# stahls cad cut thermo film



## martinwoods (Jul 20, 2006)

I am in need of help. I have thrown away a bunch of money lately on heat vinyl. I need to know if stahls thermo film is any good, you know won't wrinkle, crack, peel etc.
Is this a good product. I need to know ASAP because I need to order some for numbers for 100% black gildan shirts and so not want to throw more money away for 11 shirts

I want to know if when I wash it the shirt will look the same. I was told hotmark was good bought a roll it looks horrible, the guy that sold it to me at richardsons made a shirt for me himself and it looked the same. I want a quality product and I need help finding it. I need it quick and they can ship today but not if I do not hurry and order it.

Thanks for any input you can give.


----------



## jberte (Mar 25, 2007)

i haven't used stahl's so i can't comment on their material. what i HAVE had consistently excellent results from is multicut from joto or thermoflex. i prefer the multicut because it comes in wider rolls than the thermoflex and i get less waste. i don't get wrinkling, cracking or peeling no matter how badly i abuse the stuff LOL


----------



## Chani (Jun 18, 2007)

Thermofilm is a good vinyl, but it's MUCH thicker than most fashion vinyls. It's good for sports jerseys and workwear, but it's fairly heavy on t-shirts.


----------



## theflowerboxx (Mar 26, 2007)

Chris order a roll of multicut from Transfer Papers and Sublimation Inks at Joto they ship out of Akron so you will have it next day. I promise it will stand up to your expectations or I will buy it off you.


----------



## andersonart (Feb 27, 2008)

I have used the Stahls Gorilla-grip on t-shirts with no problems, I have a shirt that I did 5 years ago and the vinyl still looks brand new


----------



## martinwoods (Jul 20, 2006)

Thanks for all the replies. You guys and girls are so helpful
I went ahead and ordered some eco film from Imprintables since they could have it here tomorrow.

David 
I will have to check out the stuff you are talking about since it is in Ohio.

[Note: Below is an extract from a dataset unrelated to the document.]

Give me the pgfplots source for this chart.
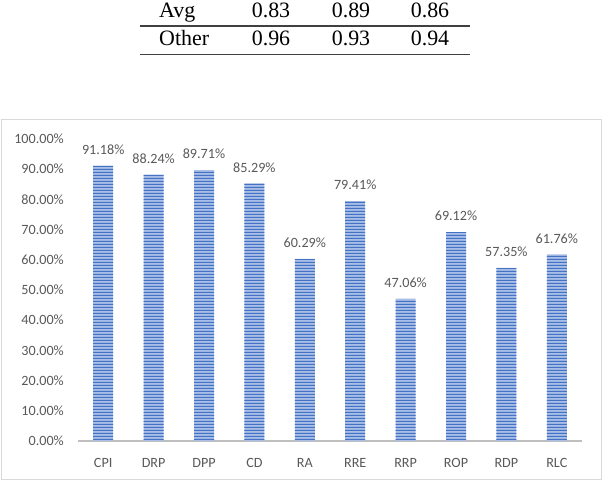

Richardsons, never again, they couldn't even return the call about the vinyl I bought from them
I am seriously thinking about the roland 540 soon so they just lost that sale as well.
By the way David where are you located?


----------



## Fresh Mode (Apr 9, 2008)

We swear by Stahl's Thermo Film, not 1 complaint yet.


----------



## HuMJohn (Dec 6, 2006)

Stahls ThermoFilm is a heavy vinyl that sets in 7 seconds at 330F. I go through 55 yard rolls of this stuff (in white and Athletic Gold) at a time. (Most of the other colors, I usually get in 10 to 25 yd qtys). My primary use of this is for the Little League and the Pop Warner team jerseys.

I use a lot of Joto's MultiCut, mostly for decorative designs. This stuff is very good for small, detailed work, as this is much thinner material than Stahls. This stuff cooks at 330F, also, but for a length of 20 seconds.

In both cases, the vinyl is very opaque and I have never had a bleed through. If your heat press is calibrated to temperature and you know your pressure settings, you should never have any problems with the vinyl peeling off, over time. The only cases that I or my clients (embroiderers & screen printers) have had in peeling, is when the garment comes in dirty, after wear or after being washed and still has detergent residue in the fibers.


----------



## deChez (Nov 10, 2007)

Chani said:


> Thermofilm is a good vinyl, but it's MUCH thicker than most fashion vinyls. It's good for sports jerseys and workwear, but it's fairly heavy on t-shirts.


That's it in a nutshell. I like Thermofilm for bags, but not for tees. Easy weed is my vinyl of choice for tees.


----------



## Tijeras (Jul 3, 2008)

I Used the Themo film... and Agreed it is too thick for jerseys, Your heat press has to be at the correct temperature and becareful with your teflon sheet ( Have back ups ready )

Thermo film is good on bags.


----------



## R1Lover (Jun 7, 2008)

I love thermoflex plus, you can hardly even feel it when it's applied... the customers love it and it sticks to everything I have tried so far, from shirts, to football gear bags and more.


----------



## adbrown92 (Jan 16, 2012)

I have had mixed results with Thermo Film ... I have had it stick to some polyester game jerseys with no problem but then on some it starts pealing off ... Easyweed seems to stick the best for me but it jams more in the cutter ... Thermo Film cause hardly any jam ups in the cutter ...


----------



## charles95405 (Feb 1, 2007)

Never had any vinyl jam the cutter...just use proper pressure, sharp blade, slow speed....BTW Ths thread is almost 5 years I'd, still info is valid


----------



## gmille39 (Oct 18, 2006)

I'm having a hard time cutting the thermo-film from stahls. I had to get it because the dye on some royal basketball jerseys was coming through on the easyweed vinyl. When I cut, I can't see the lines, then I go to peel it and it all comes up. I've upped the pressure on the blade but still having problems.


----------



## Nick Horvath (Feb 26, 2010)

gmille39 said:


> I'm having a hard time cutting the thermo-film from stahls. I had to get it because the dye on some royal basketball jerseys was coming through on the easyweed vinyl. When I cut, I can't see the lines, then I go to peel it and it all comes up. I've upped the pressure on the blade but still having problems.


What type of cutter do you have?

It could be a dull blade, blade not out 1/2 a credit card thickness, or worn cutting strip.

It also could be that you are cutting really small detail.

We recommend 170 grams of force when cutting Thermo Film.


----------



## allaver2002 (Nov 29, 2012)

Hey guys.

I haven't had an issue with thermo-film when it comes to big designs (like front and back numbers), but when it comes to the smaller stuff I'm always having it peel off. Does anyone else have the same issue? Thank you!


----------



## Nick Horvath (Feb 26, 2010)

allaver2002 said:


> Hey guys.
> 
> I haven't had an issue with thermo-film when it comes to big designs (like front and back numbers), but when it comes to the smaller stuff I'm always having it peel off. Does anyone else have the same issue? Thank you!


How small? Thermo Film is not really meant to product small designs. I would recommend instead Fashion Film for fine detail.


----------